You don’t tend to pass 4.3 miles in a marathon and go “woo, I’m one sixth of the way through”. However,if you thought of it that way you’d realise it was something significant.
We’re currently hardcore saving for a deposit right now (we even have a wall chart tracking our progress) but we know when we get back to our regular savings routine, it will be a very short leap to make it up to a full two or even three months covered through independent income. And then P will be a quarter of the way there.
You can’t see the light at the end of the tunnel, so can you focus on something else? We have various non-money related goals: for example we take on fitness challenges to keep us motivated and focused elsewhere. We recently started following the Stronglifts 5x5 programme to improve our powerlifting and are now able to pretty much lift our own respective bodyweight.

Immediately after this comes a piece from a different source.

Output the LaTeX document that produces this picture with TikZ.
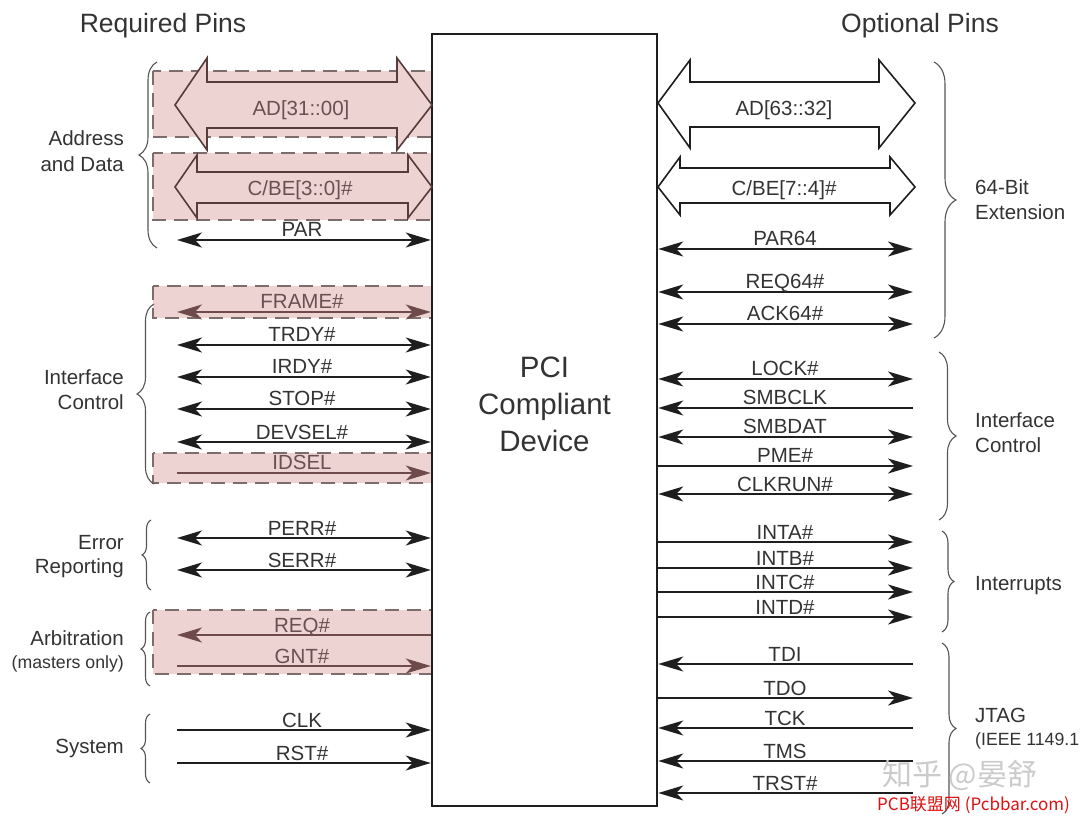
\documentclass[tikz,border=0pt]{standalone}
\usepackage{fontspec}
\setmainfont{Liberation Sans}
\newfontfamily\cjk{Noto Sans CJK SC}
\usetikzlibrary{arrows.meta,decorations.pathreplacing}
\definecolor{ink}{HTML}{1E1E1E}
\definecolor{txt}{HTML}{333333}
\definecolor{pinkbg}{RGB}{238,211,211}
\definecolor{pinkedge}{HTML}{7E6C6C}
\definecolor{pinkink}{HTML}{6E4A4A}
\definecolor{pinktxt}{HTML}{6A5050}
\definecolor{bracec}{HTML}{555555}
\definecolor{wmgray}{HTML}{CBCBCB}
\definecolor{wmred}{HTML}{E01010}
\newcommand\Lpin[5]{%
  \coordinate (#1) at (177,#2);
  \draw[#4,#3] (#1) -- (dev.west |- #1);
  \node[lbl#4] (#1t) at (302,#2-3) {#5};}
\newcommand\Rpin[5]{%
  \coordinate (#1) at (913,#2);
  \draw[#4,#3] (dev.east |- #1) -- (#1);
  \node[lbl#4] (#1t) at (785,#2-3) {#5};}
\begin{document}
\begin{tikzpicture}[x=1pt,y=-1pt,
  >={Stealth[length=25pt,width=15pt,inset=7pt]},
  pin/.style={draw=ink,line width=2.2pt},
  ppin/.style={draw=pinkink,line width=2.2pt},
  lbl/.style={anchor=base,inner sep=0pt,text=txt,font=\fontsize{20.5}{24}\selectfont},
  lblpin/.style={lbl},
  lblppin/.style={lbl,text=pinktxt},
  grpl/.style={anchor=base east,inner sep=0pt,text=txt,font=\fontsize{20.5}{24}\selectfont},
  grpr/.style={anchor=base west,inner sep=0pt,text=txt,font=\fontsize{20.5}{24}\selectfont},
  small/.style={font=\fontsize{17.7}{20}\selectfont},
  zone/.style={fill=pinkbg,draw=pinkedge,line width=1.3pt,dash pattern=on 14pt off 8pt},
  bus/.style={draw=ink,line width=1.6pt,line join=miter},
  brc/.style={draw=bracec,line width=1.1pt,decorate,decoration={brace,amplitude=#1}},
  head/.style={anchor=base,inner sep=0pt,text=txt,font=\fontsize{26.5}{30}\selectfont},
  big/.style={anchor=base,inner sep=0pt,text=txt,font=\fontsize{29.5}{34}\selectfont}]
\useasboundingbox[fill=white] (0,0) rectangle (1080,818);

% pink zones
\draw[zone] (153,71) rectangle (432,137);
\draw[zone] (153,153) rectangle (432,220);
\draw[zone] (153,286) rectangle (432,318);
\draw[zone] (153,453) rectangle (432,483);
\draw[zone] (153,610) rectangle (432,674);

% device
\node[draw=ink,line width=2.5pt,minimum width=225pt,minimum height=772pt,inner sep=0pt] (dev) at (544.5,420) {};
\node[big] (pci1) at (544.5,378) {PCI};
\node[big] (pci2) at (544.5,415) {Compliant};
\node[big] (pci3) at (544.5,452) {Device};

% headings
\node[head] (req) at (163,33) {Required Pins};
\node[head] (opt) at (920,33) {Optional Pins};

% buses
\draw[bus,fill=pinkbg,draw=pinkink!80!black] (175,105) -- (207,58) -- (207,82) -- (397,82) -- (397,58) -- (432,105)
  -- (397,150) -- (397,128) -- (207,128) -- (207,150) -- cycle;
\draw[bus,fill=pinkbg,draw=pinkink!80!black] (175,187) -- (197,155) -- (197,172) -- (408,172) -- (408,155) -- (432,187)
  -- (408,218) -- (408,203) -- (197,203) -- (197,218) -- cycle;
\draw[bus,fill=white] (658,103) -- (690,60) -- (690,82) -- (879,82) -- (879,60) -- (915,103)
  -- (879,148) -- (879,127) -- (690,127) -- (690,148) -- cycle;
\draw[bus,fill=white] (658,187) -- (680,157) -- (680,168) -- (890,168) -- (890,157) -- (915,187)
  -- (890,215) -- (890,203) -- (680,203) -- (680,215) -- cycle;
\node[lblppin] (ad31) at (301,116) {AD[31::00]};
\node[lblppin] (cbe3) at (300,196) {C/BE[3::0]\#};
\node[lblpin] (ad63) at (784,116) {AD[63::32]};
\node[lblpin] (cbe7) at (784,196) {C/BE[7::4]\#};

% left pins
\Lpin{par}{240}{<->}{pin}{PAR}
\Lpin{frame}{312}{<->}{ppin}{FRAME\#}
\Lpin{trdy}{345}{<->}{pin}{TRDY\#}
\Lpin{irdy}{377}{<->}{pin}{IRDY\#}
\Lpin{stop}{409}{<->}{pin}{STOP\#}
\Lpin{devsel}{442}{<->}{pin}{DEVSEL\#}
\Lpin{idsel}{473}{->}{ppin}{IDSEL}
\Lpin{perr}{538}{<->}{pin}{PERR\#}
\Lpin{serr}{570}{<->}{pin}{SERR\#}
\Lpin{reqx}{635}{<-}{ppin}{REQ\#}
\Lpin{gnt}{666}{->}{ppin}{GNT\#}
\Lpin{clk}{730}{->}{pin}{CLK}
\Lpin{rst}{763}{->}{pin}{RST\#}

% right pins
\Rpin{par64}{249}{<->}{pin}{PAR64}
\Rpin{req64}{292}{<->}{pin}{REQ64\#}
\Rpin{ack64}{324}{<->}{pin}{ACK64\#}
\Rpin{lock}{379}{<->}{pin}{LOCK\#}
\Rpin{smbclk}{408}{<-}{pin}{SMBCLK}
\Rpin{smbdat}{437}{<->}{pin}{SMBDAT}
\Rpin{pme}{466}{->}{pin}{PME\#}
\Rpin{clkrun}{494}{<->}{pin}{CLKRUN\#}
\Rpin{inta}{542}{->}{pin}{INTA\#}
\Rpin{intb}{568}{->}{pin}{INTB\#}
\Rpin{intc}{592}{->}{pin}{INTC\#}
\Rpin{intd}{617}{->}{pin}{INTD\#}
\Rpin{tdi}{664}{<-}{pin}{TDI}
\Rpin{tdo}{698}{->}{pin}{TDO}
\Rpin{tck}{728}{<-}{pin}{TCK}
\Rpin{tms}{761}{<-}{pin}{TMS}
\Rpin{trst}{793}{<-}{pin}{TRST\#}

% left braces and group labels
\draw[brc=18pt] (157,248) -- (157,62);
\draw[brc=17pt] (154,484) -- (154,304);
\draw[brc=9pt] (151,590) -- (151,520);
\draw[brc=9pt] (150,686) -- (150,612);
\draw[brc=9pt] (150,783) -- (150,714);
\node[grpl] (g1a) at (124,146) {Address};
\node[grpl] (g1b) at (124,172) {and Data};
\node[grpl] (g2a) at (124,385) {Interface};
\node[grpl] (g2b) at (124,410) {Control};
\node[grpl] (g3a) at (124,549) {Error};
\node[grpl] (g3b) at (124,573) {Reporting};
\node[grpl] (g4a) at (124,645) {Arbitration};
\node[grpl,small] (g4b) at (124,668) {(masters only)};
\node[grpl] (g5a) at (124,753) {System};

% right braces and group labels
\draw[brc=22pt] (934,62) -- (934,338);
\draw[brc=17pt] (939,352) -- (939,520);
\draw[brc=12pt] (942,531) -- (942,632);
\draw[brc=14pt] (942,643) -- (942,814);
\node[grpr] (h1a) at (975,195) {64-Bit};
\node[grpr] (h1b) at (975,220) {Extension};
\node[grpr] (h2a) at (975,428) {Interface};
\node[grpr] (h2b) at (975,453) {Control};
\node[grpr] (h3a) at (975,590) {Interrupts};
\node[grpr] (h4a) at (975,722) {JTAG};
\node[grpr,small] (h4b) at (975,745) {(IEEE 1149.1};

% watermarks
\node[anchor=base west,inner sep=0pt,text=wmgray,font=\cjk\fontsize{30}{32}\selectfont] (wm1) at (882,785) {知乎 @晏舒};
\node[anchor=base west,inner sep=0pt,text=wmred,font=\cjk\fontsize{17}{19}\selectfont] (wm2) at (877,810) {PCB联盟网 (Pcbbar.com)};
\end{tikzpicture}
\end{document}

Speaking of which, we are also working on getting that down. Similarly to FIRE and marathon running, this is a slow process (not helped by the recent opening of a vegan cheese shop at the other end of town) but gives us something to focus on in the interim. Crucially, these are all activities that don’t require us to spend money and aren’t related to saving money either. We’re planning a couple of Autumn marathons so when we get back into the training plans for those, it’ll soon feel like a mental break to stop and look at financial spreadsheets just to get away from the mileage!
So, to wrap it up, those are the ways we try to keep ourselves motivated and focused outside the daily grind of dragging ourselves towards the freedom we crave. Is anyone else reading this in the same boat? How do you keep yourself moving through that tunnel?